# sold the truck



## rb_in_va (Feb 7, 2008)

It is with great regret that I make this post. I had to sell my F-150, to get a minivan no less. The only consolation is that I sold it for $1500 more than I bought it for. Goodbye my friend!

http://www.arboristsite.com/attachment.php?attachmentid=47341&d=1174598992


----------



## Woodie (Feb 7, 2008)

RB,

You're gonna get a lot of grief from folks here for selling that beautiful old truck--your work partner for all these years--to buy a minivan. People are going to say you did that truck wrong...that you sold your soul...and worse, you did it to buy, of all things, a minivan. You should be prepared to catch a lot of grief for that from some of our members.

So I may as well be the first, you dumb sonofa bench...how could you?!! GAAAHHHHHH!!!!

Sincerely,
Woodie

_p.s. Sorry man...I do feel your pain!_


----------



## spacemule (Feb 7, 2008)

Hey Woodie! What's the difference in a mini van and an suv?


----------



## bcorradi (Feb 7, 2008)

Sorry to hear you had to sell the truck especially since you just had a lot of it redone after your minor fender bender. At least you were well compensated for your loss. How many miles were on it?


----------



## rb_in_va (Feb 7, 2008)

bcorradi said:


> Sorry to hear you had to sell the truck especially since you just had a lot of it redone after your minor fender bender. At least you were well compensated for your loss. How many miles were on it?



123k miles. I just took a job much farther from my house and paying for the gas to drive that truck to work would kill me. I will get a little beater 4 banger to drive to work. Eventually I would like to get another F-150 someday. Maybe a reg cab short bed from the same generation. I could probably pick one up for under $2k, but I doubt it would be as clean as the one I had. Honestly I never really needed a truck at all, probably every other month or so.

Woodie,
Have you ever tried to put an infant carseat in ex cab of a F-150? My other vehicle is a 4 door Accord, and we didn't all fit in there very well either. Then when my folks come to town we have to ride in seperate cars to go anywhere. A van is the right vehicle for me at this time.


----------



## Woodie (Feb 7, 2008)

rb_in_va said:


> Woodie,
> Have you ever tried to put an infant carseat in ex cab of a F-150? My other vehicle is a 4 door Accord, and we didn't all fit in there very well either. Then when my folks come to town we have to ride in seperate cars to go anywhere. A van is the right vehicle for me at this time.



RB,

Make sure to go back and read the "white print!" I'm just joshin' ya.

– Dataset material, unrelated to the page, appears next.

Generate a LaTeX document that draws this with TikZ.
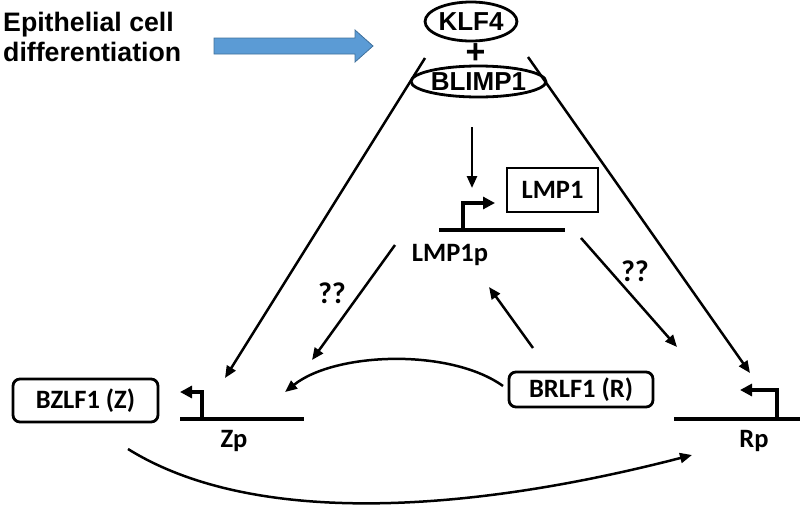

Believe me...I felt the same way when I sold my Jeep TJ.


----------



## wood4heat (Feb 7, 2008)

I feel your pain, four years ago I traded my truck for a Subaru in preparation of our first born.  I miss my truck but that Subaru is a great car.


----------



## rb_in_va (Feb 7, 2008)

TreeCo said:


> Good move.
> 
> Fuel saved is money saved!



True, I've always felt it was wasteful to drive around by myself (which I did 95% of the time) in that big truck. Heck, I'm a desk monkey.:monkey:


----------



## rb_in_va (Mar 4, 2008)

Well, still looking for another car. We're thinking about getting my something smaller like a Civic. For under $5k, you really can't beat a Civic for a commuter car. The early 90s Civic hatchbacks got close to 50 mpg!


----------



## rb_in_va (Apr 12, 2008)

Just thought I'd update this thread. I got a 93 Civic Hatch. I get almost 40 mpg! Not bad, and I feel safe driving it as long as I stay in the right lane, which saves gas too!


----------



## rb_in_va (Oct 15, 2008)

rb_in_va said:


> Just thought I'd update this thread. I got a 93 Civic Hatch. I get almost 40 mpg! Not bad, and I feel safe driving it as long as I stay in the right lane, which saves gas too!



UPDATE: I sold that Civic, and now have a 2000 Civic with 5 speed. This thing will get more than 40 mpg. Paid this car for the same price that I sold the 93 for!


----------



## wood4heat (Oct 15, 2008)

rb_in_va said:


> UPDATE: I sold that Civic, and now have a 2000 Civic with 5 speed. This thing will get more than 40 mpg. Paid this car for the same price that I sold the 93 for!



I don't get why people buy hybrids? I saw an ad for the civic hybrid the other day and I think they claimed 46mpg, if your already doing better than 40mpg whats the point. Imagine what your car would get with a more sophisticated engine management system, variable valve timing and such. Throw in some weight saving materials and I bet you could easily do better than a hybrid and without a $6,000 battery!

Sorry, not trying to derail. Congrats on the new ride. 

Peace out!
W4H


----------



## rb_in_va (Oct 15, 2008)

wood4heat said:


> I don't get why people buy hybrids? I saw an ad for the civic hybrid the other day and I think they claimed 46mpg, if your already doing better than 40mpg whats the point. Imagine what your car would get with a more sophisticated engine management system, variable valve timing and such. Throw in some weight saving materials and I bet you could easily do better than a hybrid and without a $6,000 battery!
> 
> Sorry, not trying to derail. Congrats on the new ride.
> 
> ...



My car has variable valve timing. It is true that most people in a hybrid Civic would get 46 mpg or so. I would get 55+ mpg in it. I only paid $2500 for this older Civic, and the difference between a Civic hybrid and $2500 will buy a lot of gas. I'm waiting for the next big thing in alternative fuel/transportation. If I had a good public transportation system in my area, and with the carpooling I currently do, I would go to one car in the driveway.

LOL, how's that for a derail?


----------



## nilzlofgren (Oct 15, 2008)

I wonder how the civic will look in your avatar?:hmm3grin2orange:


----------



## rb_in_va (Oct 15, 2008)

nilzlofgren said:


> I wonder how the civic will look in your avatar?:hmm3grin2orange:



LOL, I have avatars supressed so I forgot all about that!


----------



## rb_in_va (Dec 23, 2008)

nilzlofgren said:


> I wonder how the civic will look in your avatar?:hmm3grin2orange:



You tell me!


----------